River Valley Landscapes
13 Reviews

Lancaster - A Timeless Garden

The owners had worked with us on another property and knew we would be able to address this property’s problems and create a landscape that would fit their lifestyle. There were several issues such as older and overgrown plant material, new landscaping that had been poorly planned and installed, a lack of outdoor living space that needed addressed, and a large driveway that took up valuable space. Brad choose to use the home’s age and history as their direction for the design to invoke a timeless feel to the landscape and avoid the typical suburban landscapes of today. The idea was to create suburban gardens that would have been common for homes of its size and stature in the neighborhood at the time it was built.
The large size of the lot and the layout of the house would help dictate the arrangement of spaces. The idea was to divide the property into garden rooms and patios connected by walkways and open lawn. Focal points and sight lines would be used to add visual interest as one moved throughout the spaces. A feeling of formality was created with the geometric layout but softened with a more casual and loose planting scheme.
We laid out the new patio in a way that would save a large existing tree. The primary focal point for the patio is the elevated water feature with traditional lion’s head fountain. The water feature is flanked on both sides by openings leading out to an open lawn. The patio is bordered on one side by sitting walls which are separated by a wide opening into a large garden room. A walk leads off the patio to a smaller patio, turns and ends at the new driveway. The driveway was reconfigured to provide more usable parking, close enough to the house to be convenient but not to close as to encroach on the garden spaces. Focal points and views into the garden rooms great visitors entering from the driveway along the walk. Materials for the patios and walls were dictated by the house with matching brick for the vertical surfaces and traditional cut flagstone for the paving and wall caps. Outdoor lighting was used throughout to provide light for use at night, for safety along walks when coming and going after dark and to highlight certain elements in the garden such as the water feature.
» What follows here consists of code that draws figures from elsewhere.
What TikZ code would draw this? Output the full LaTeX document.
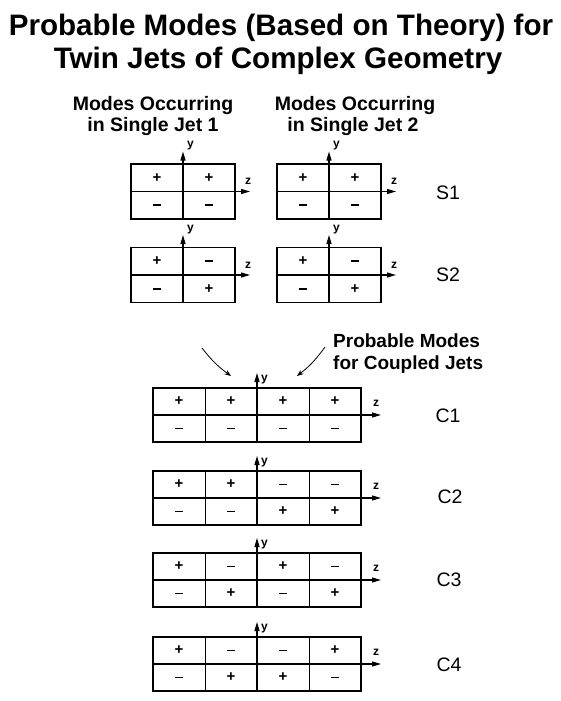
\documentclass[tikz,border=0pt]{standalone}
\usepackage{fontspec}
\setmainfont{Liberation Sans}
\usetikzlibrary{arrows.meta, calc}

\newcommand\sgnp{{\fontsize{15}{15}\selectfont\bfseries +}}
\newcommand\sgnm{\rule{7.5pt}{1.9pt}}

\begin{document}
\begin{tikzpicture}[
    x=1pt, y=-1pt,
    >=Stealth,
    ttl/.style={font=\bfseries\fontsize{29.6}{33}\selectfont, anchor=base, inner sep=0pt},
    hdr/.style={font=\bfseries\fontsize{19.5}{21}\selectfont, anchor=base, inner sep=0pt},
    rowtag/.style={font=\fontsize{19.5}{19.5}\selectfont, inner sep=0pt},
    scell/.style={draw, line width=0.7pt, minimum width=52pt, minimum height=27.5pt, inner sep=0pt, outer sep=0pt},
    ccell/.style={scell, minimum height=27pt},
    frm/.style={draw, line width=1.5pt},
    ax/.style={-{Triangle[length=9pt, width=5pt]}, line width=1.1pt},
    axlbl/.style={font=\bfseries\fontsize{12}{12}\selectfont, inner sep=0pt},
    pointer/.style={->, line width=0.8pt}
]
\useasboundingbox (0,0) rectangle (560,701);

% ── Title ──
\node[ttl] (title1) at (281,36) {Probable Modes (Based on Theory) for};
\node[ttl] (title2) at (278,69) {Twin Jets of Complex Geometry};

% ── Column Headers ──
\node[hdr] (jet1a) at (153,110) {Modes Occurring};
\node[hdr] (jet1b) at (153,131) {in Single Jet 1};
\node[hdr] (jet2a) at (355,110) {Modes Occurring};
\node[hdr] (jet2b) at (353,131) {in Single Jet 2};

% ── Single Jet Modes (2 x 2) ──
\foreach \nm/\xl/\ytop/\pat in {s1a/131/164/{p/m,p/m}, s1b/277/164/{p/m,p/m},
                               s2a/131/247.5/{p/m,m/p}, s2b/277/247.5/{p/m,m/p}} {
  \foreach \t/\b [count=\i] in \pat {
    \node[scell] (\nm-t\i) at ({\xl+(\i-0.5)*52}, {\ytop+13.75}) {\csname sgn\t\endcsname};
    \node[scell] (\nm-b\i) at ({\xl+(\i-0.5)*52}, {\ytop+41.25}) {\csname sgn\b\endcsname};
  }
  \draw[frm] (\nm-t1.north west) rectangle (\nm-b2.south east);
  \coordinate (\nm-ytip) at ({\xl+52}, {\ytop-12.5});
  \coordinate (\nm-ztip) at ({\xl+119}, {\ytop+27.5});
  \draw[ax] (\nm-b1.south east) -- (\nm-ytip);
  \draw[ax] (\nm-b1.north west) -- (\nm-ztip);
  \node[axlbl, anchor=south west] (\nm-y) at ([shift={(4,-1)}]\nm-ytip) {y};
  \node[axlbl, anchor=base] (\nm-z) at ([shift={(-2,-7)}]\nm-ztip) {z};
}

\node[rowtag] (S1) at (448,193) {S1};
\node[rowtag] (S2) at (448,275) {S2};

% ── Coupled Jet Modes (4 x 2) ──
\node[hdr, anchor=base west, font=\bfseries\fontsize{19}{21}\selectfont] (cpl1) at (333,347) {Probable Modes};
\node[hdr, anchor=base west, font=\bfseries\fontsize{19}{21}\selectfont] (cpl2) at (333,369) {for Coupled Jets};

\foreach \nm/\ytop/\pat in {c1/388/{p/m,p/m,p/m,p/m}, c2/471/{p/m,p/m,m/p,m/p},
                           c3/553/{p/m,m/p,p/m,m/p}, c4/637/{p/m,m/p,m/p,p/m}} {
  \foreach \t/\b [count=\i] in \pat {
    \node[ccell] (\nm-t\i) at ({153+(\i-0.5)*52}, {\ytop+13.5}) {\csname sgn\t\endcsname};
    \node[ccell] (\nm-b\i) at ({153+(\i-0.5)*52}, {\ytop+40.5}) {\csname sgn\b\endcsname};
  }
  \draw[frm] (\nm-t1.north west) rectangle (\nm-b4.south east);
  \coordinate (\nm-ytip) at (257, {\ytop-15});
  \coordinate (\nm-ztip) at (381, {\ytop+27});
  \draw[ax] (\nm-b2.south east) -- (\nm-ytip);
  \draw[ax] (\nm-b1.north west) -- (\nm-ztip);
  \node[axlbl, anchor=north west] (\nm-y) at ([shift={(4,2)}]\nm-ytip) {y};
  \node[axlbl, anchor=base] (\nm-z) at ([shift={(-5,-9)}]\nm-ztip) {z};
}

\node[rowtag] (C1) at (448,416) {C1};
\node[rowtag] (C2) at (450,497) {C2};
\node[rowtag] (C3) at (449,580) {C3};
\node[rowtag] (C4) at (449,665) {C4};

% ── Pointers to C1 ──
\coordinate (ptrL) at (202,348);
\coordinate (ptrR) at (325,347);
\coordinate (tipL) at (231,376);
\coordinate (tipR) at (297,376);
\draw[pointer] (ptrL) to[bend right=8] (tipL);
\draw[pointer] (ptrR) to[bend left=8] (tipR);

\end{tikzpicture}
\end{document}
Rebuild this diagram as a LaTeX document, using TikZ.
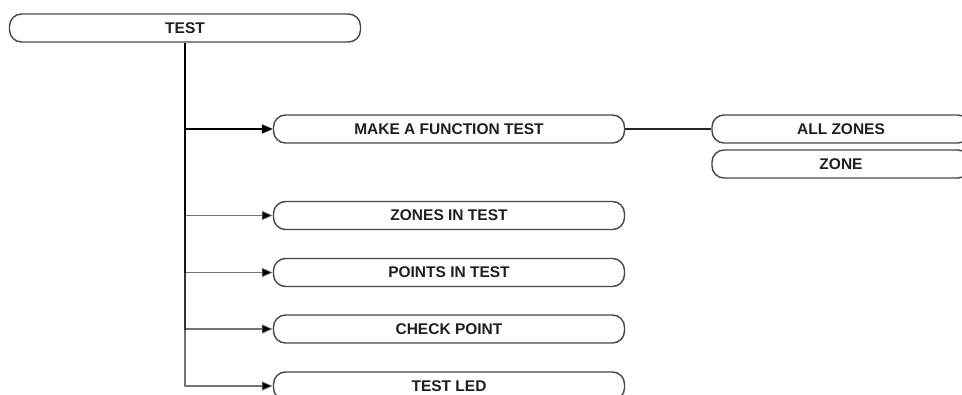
\documentclass[tikz,border=0pt]{standalone}
\usepackage{fontspec}
\setmainfont{Liberation Sans}
\usetikzlibrary{arrows.meta}
\begin{document}
\begin{tikzpicture}[x=1pt,y=-1pt,
  menubox/.style={draw=black!72, line width=1.4pt, rounded corners=12pt, fill=white,
    minimum height=28pt, inner sep=0pt, font=\bfseries\fontsize{15.5}{17}\selectfont, text=black!88},
  conn/.style={line width=1.8pt, draw=black, draw opacity=0.55,
    -{Triangle[length=11pt,width=9pt]}},
  connmain/.style={line width=1.5pt, draw=black, -{Triangle[length=11pt,width=9pt]}},
  plain/.style={line width=1.3pt, draw=black!85}]
\useasboundingbox (0,0) rectangle (962,394);
\node[menubox, minimum width=351pt] (test) at (185,28) {TEST};
\node[menubox, minimum width=351pt] (mft) at (449,129) {MAKE A FUNCTION TEST};
\node[menubox, minimum width=351pt] (zit) at (449,215.5) {ZONES IN TEST};
\node[menubox, minimum width=351pt] (pit) at (449,272.5) {POINTS IN TEST};
\node[menubox, minimum width=351pt] (cp) at (449,329) {CHECK POINT};
\node[menubox, minimum width=351pt] (tl) at (449,386) {TEST LED};
\node[menubox, minimum width=258pt] (all) at (841,129) {ALL ZONES};
\node[menubox, minimum width=258pt] (zone) at (841,164) {ZONE};
\draw[conn] (test.south) |- (tl.west);
\draw[conn] (test.south) |- (cp.west);
\draw[conn] (test.south) |- (pit.west);
\draw[conn] (test.south) |- (zit.west);
\draw[connmain] (test.south) |- (mft.west);
\draw[plain] (mft.east) -- (all.west);
\end{tikzpicture}
\end{document}
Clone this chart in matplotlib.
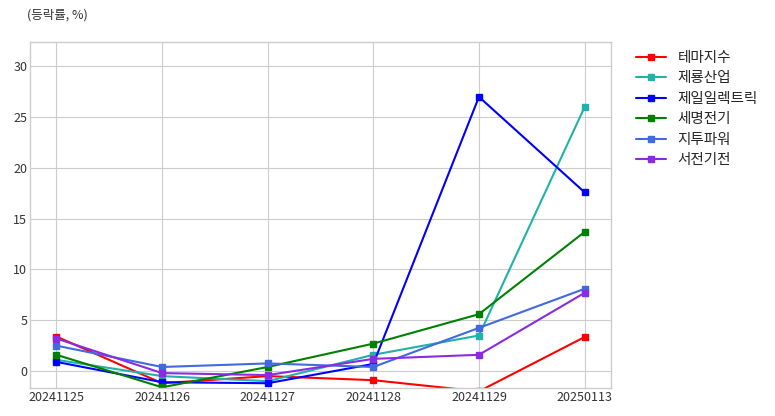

Plantings were used to a achieve a variety of design goals such as dividing spaces into rooms, as visual focal points, and colorful gardens. Most of the larger trees around the perimeter were retained for the privacy with a few understory plants added for additional coverage. Traditional boxwood hedges divide the garden spaces and in the large garden room they provide a green backdrop to colorful mixed perennial borders that surround the space. The loose colorful borders were intended to add a casual feel to the ridged formal spaces. A crape myrtle tree inside a hedge of small dwarf boxwoods, up lit at night, at the center of the large garden room provides a focal point from several vantage points. A smaller garden room aligns with the sunroom and provides a pleasant view through the wall of windows. Additional plantings where added around a new driveway gate and along an existing hedge to provide a thicker planting buffer along the noisy side street. A bed of roses screens the parking area.
We were able to create a garden that should remain timeless and relevant for many years to come. While this project is complete as it is and stands on its own as a finished landscape, the designer’s intent was for it to be the first phase of a larger design. The layout would allow for the seamless addition of future walkways, gardens and a swimming pool. In the meantime the owner’s have the outdoor living space that modern families desire coupled with gardens that pay tribute the homes age and history.